-- start of SOURCE MATERIAL --

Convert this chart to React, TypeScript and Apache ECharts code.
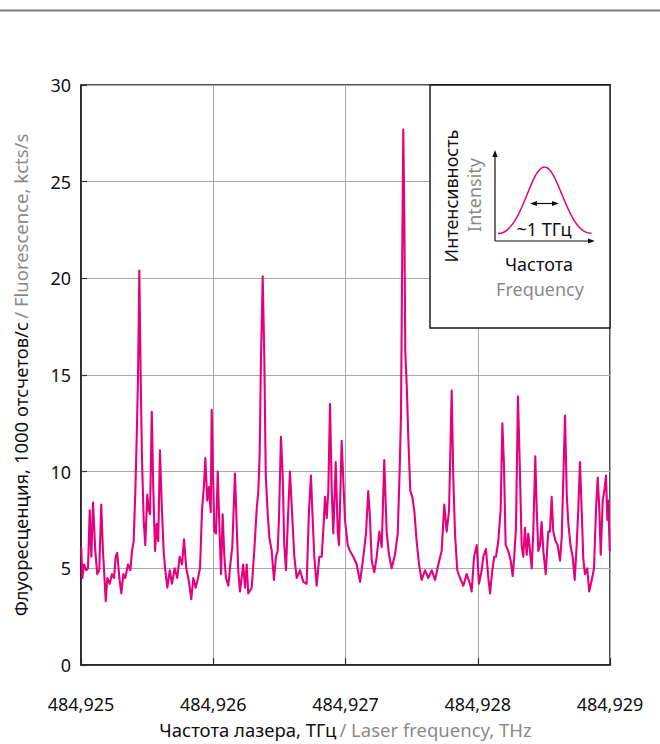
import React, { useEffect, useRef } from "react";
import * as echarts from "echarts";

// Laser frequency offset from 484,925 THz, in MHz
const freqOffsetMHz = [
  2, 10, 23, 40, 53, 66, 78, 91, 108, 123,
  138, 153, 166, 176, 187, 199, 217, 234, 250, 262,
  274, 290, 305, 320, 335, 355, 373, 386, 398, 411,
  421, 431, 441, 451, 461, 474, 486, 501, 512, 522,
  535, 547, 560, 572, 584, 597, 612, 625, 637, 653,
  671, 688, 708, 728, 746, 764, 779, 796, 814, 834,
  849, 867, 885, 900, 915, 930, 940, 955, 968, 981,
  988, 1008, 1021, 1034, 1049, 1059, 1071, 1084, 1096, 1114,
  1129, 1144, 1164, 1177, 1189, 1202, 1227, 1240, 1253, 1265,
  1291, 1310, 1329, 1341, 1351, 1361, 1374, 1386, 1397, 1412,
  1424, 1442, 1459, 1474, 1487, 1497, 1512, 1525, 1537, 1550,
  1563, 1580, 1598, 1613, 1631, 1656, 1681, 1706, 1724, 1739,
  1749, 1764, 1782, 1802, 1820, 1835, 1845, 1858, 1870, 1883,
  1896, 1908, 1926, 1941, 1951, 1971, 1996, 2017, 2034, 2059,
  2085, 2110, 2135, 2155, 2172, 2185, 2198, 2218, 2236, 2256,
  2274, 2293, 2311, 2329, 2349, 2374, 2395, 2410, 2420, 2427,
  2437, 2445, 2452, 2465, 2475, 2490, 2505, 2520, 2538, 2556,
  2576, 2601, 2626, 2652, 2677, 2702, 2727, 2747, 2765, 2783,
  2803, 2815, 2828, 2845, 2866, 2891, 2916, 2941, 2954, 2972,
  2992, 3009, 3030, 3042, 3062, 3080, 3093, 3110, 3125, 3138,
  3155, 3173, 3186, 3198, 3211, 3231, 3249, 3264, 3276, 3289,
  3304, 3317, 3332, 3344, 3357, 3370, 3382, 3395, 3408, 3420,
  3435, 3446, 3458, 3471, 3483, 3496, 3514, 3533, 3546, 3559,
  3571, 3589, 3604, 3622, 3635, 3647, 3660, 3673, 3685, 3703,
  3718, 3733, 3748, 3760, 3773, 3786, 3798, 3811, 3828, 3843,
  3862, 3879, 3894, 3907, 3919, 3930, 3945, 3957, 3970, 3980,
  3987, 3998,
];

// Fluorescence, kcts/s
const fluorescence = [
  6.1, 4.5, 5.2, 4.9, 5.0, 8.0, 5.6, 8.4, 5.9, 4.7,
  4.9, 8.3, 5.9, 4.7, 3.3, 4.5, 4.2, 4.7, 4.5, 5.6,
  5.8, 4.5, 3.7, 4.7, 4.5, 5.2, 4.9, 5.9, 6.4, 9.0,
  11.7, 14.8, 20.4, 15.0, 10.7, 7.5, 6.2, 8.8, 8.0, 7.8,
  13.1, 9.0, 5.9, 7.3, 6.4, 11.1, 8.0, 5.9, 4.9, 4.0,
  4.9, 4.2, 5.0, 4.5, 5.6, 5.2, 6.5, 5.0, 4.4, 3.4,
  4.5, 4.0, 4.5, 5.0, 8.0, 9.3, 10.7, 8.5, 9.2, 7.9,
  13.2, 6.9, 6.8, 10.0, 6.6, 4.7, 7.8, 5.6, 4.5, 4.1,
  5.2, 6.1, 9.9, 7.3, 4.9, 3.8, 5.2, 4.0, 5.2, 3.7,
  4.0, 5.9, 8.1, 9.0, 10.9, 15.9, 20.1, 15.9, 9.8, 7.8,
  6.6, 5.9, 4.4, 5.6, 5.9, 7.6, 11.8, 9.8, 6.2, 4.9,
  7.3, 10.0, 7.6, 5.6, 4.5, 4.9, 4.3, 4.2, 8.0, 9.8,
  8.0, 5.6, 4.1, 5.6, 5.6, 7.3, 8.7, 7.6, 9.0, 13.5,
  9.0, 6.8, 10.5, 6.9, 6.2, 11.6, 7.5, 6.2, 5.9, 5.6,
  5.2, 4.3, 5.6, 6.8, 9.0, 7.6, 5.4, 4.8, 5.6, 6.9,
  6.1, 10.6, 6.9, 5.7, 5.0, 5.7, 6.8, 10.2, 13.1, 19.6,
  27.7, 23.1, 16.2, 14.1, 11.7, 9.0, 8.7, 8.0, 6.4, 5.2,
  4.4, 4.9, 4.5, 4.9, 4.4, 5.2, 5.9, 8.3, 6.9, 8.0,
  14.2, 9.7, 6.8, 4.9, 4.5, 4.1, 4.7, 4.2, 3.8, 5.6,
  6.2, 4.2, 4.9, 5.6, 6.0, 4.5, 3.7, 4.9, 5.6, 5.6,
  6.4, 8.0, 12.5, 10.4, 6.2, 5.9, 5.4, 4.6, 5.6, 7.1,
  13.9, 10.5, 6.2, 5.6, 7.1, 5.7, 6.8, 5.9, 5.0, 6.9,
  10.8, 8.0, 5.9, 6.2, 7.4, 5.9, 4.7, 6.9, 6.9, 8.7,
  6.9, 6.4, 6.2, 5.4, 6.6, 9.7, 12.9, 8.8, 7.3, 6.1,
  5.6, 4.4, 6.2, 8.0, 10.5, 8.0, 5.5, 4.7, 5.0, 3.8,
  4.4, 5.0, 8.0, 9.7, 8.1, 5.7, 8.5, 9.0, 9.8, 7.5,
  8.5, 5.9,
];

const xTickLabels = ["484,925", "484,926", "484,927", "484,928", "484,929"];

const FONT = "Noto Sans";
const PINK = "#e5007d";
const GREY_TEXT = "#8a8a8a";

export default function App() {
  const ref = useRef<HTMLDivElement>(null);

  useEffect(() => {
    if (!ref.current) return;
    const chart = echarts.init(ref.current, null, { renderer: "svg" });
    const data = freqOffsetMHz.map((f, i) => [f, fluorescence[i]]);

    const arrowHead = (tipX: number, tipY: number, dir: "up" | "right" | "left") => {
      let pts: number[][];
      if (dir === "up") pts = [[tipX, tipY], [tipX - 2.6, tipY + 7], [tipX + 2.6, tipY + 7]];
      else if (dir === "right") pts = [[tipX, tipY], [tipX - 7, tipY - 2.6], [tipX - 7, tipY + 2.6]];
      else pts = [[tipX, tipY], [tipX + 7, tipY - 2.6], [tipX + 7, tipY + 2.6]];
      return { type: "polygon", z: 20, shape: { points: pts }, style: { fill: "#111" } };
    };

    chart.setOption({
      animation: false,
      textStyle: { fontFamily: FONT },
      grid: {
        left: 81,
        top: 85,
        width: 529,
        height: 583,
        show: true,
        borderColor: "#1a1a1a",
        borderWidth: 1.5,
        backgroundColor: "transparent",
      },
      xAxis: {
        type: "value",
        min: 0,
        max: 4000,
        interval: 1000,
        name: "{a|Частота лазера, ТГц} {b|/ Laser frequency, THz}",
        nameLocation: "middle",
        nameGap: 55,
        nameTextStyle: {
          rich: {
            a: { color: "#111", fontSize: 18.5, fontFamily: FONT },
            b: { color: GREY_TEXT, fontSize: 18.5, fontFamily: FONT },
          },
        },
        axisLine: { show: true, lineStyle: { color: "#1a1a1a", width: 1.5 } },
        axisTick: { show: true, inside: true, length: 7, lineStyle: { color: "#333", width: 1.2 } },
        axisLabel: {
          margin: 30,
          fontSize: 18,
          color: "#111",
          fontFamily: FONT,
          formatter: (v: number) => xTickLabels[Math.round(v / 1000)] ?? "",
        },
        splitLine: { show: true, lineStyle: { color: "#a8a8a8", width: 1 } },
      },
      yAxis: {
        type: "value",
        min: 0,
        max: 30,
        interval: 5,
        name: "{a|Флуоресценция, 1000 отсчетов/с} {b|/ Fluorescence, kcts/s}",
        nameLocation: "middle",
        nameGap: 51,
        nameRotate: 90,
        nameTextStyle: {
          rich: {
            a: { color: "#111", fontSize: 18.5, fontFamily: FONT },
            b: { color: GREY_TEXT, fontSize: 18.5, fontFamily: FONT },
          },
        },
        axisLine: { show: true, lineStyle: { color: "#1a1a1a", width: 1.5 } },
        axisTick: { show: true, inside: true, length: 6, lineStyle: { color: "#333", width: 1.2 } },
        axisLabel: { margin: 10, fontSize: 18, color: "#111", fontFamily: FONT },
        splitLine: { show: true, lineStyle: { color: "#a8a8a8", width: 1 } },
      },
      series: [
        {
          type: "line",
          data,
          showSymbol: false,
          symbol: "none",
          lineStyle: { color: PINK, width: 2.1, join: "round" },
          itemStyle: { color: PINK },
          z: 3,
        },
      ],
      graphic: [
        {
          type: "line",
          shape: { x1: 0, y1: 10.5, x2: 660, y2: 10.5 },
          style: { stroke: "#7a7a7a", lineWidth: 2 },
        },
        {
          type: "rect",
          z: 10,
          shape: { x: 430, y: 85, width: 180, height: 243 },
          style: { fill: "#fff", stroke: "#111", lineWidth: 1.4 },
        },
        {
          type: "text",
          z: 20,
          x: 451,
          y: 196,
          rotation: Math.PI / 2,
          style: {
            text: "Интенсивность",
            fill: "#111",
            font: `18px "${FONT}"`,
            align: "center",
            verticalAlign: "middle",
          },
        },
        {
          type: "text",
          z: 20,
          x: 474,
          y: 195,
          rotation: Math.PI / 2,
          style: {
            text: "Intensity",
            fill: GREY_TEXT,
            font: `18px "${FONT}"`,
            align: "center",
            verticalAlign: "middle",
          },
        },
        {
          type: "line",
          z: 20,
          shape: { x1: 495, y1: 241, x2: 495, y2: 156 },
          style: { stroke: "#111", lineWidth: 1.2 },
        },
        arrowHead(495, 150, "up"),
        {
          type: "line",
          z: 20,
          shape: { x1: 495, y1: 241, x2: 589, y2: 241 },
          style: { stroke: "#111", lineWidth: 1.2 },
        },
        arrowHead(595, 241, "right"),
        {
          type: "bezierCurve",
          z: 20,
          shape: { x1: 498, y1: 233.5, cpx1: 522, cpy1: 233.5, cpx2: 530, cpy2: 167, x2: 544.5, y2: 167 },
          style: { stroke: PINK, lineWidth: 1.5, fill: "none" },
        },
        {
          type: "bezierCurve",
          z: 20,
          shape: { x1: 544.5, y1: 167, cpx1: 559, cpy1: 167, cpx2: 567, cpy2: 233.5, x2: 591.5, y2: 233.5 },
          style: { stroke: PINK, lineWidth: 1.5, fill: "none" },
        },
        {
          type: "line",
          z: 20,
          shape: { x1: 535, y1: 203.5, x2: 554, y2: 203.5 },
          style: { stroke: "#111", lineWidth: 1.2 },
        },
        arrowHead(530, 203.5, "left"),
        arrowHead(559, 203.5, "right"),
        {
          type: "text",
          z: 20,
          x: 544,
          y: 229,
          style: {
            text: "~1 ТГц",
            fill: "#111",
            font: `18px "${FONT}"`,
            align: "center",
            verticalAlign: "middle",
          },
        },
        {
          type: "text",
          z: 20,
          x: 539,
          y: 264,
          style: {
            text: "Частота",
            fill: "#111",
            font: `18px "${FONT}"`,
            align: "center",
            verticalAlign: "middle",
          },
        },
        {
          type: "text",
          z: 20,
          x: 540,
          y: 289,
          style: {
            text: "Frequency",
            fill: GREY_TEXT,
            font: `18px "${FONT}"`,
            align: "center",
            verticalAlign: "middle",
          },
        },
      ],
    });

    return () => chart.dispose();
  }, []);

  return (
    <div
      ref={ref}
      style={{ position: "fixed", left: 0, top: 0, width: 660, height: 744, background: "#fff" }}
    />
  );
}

-- end of SOURCE MATERIAL --

### [STATED EXERCISE]
Write out again exactly the lines from the start of the data above through the line containing "import * as", inclusive, excluding any pictures.

### [RESPONSE TO THIS EXERCISE]
Convert this chart to React, TypeScript and Apache ECharts code.
import React, { useEffect, useRef } from "react";
import * as echarts from "echarts";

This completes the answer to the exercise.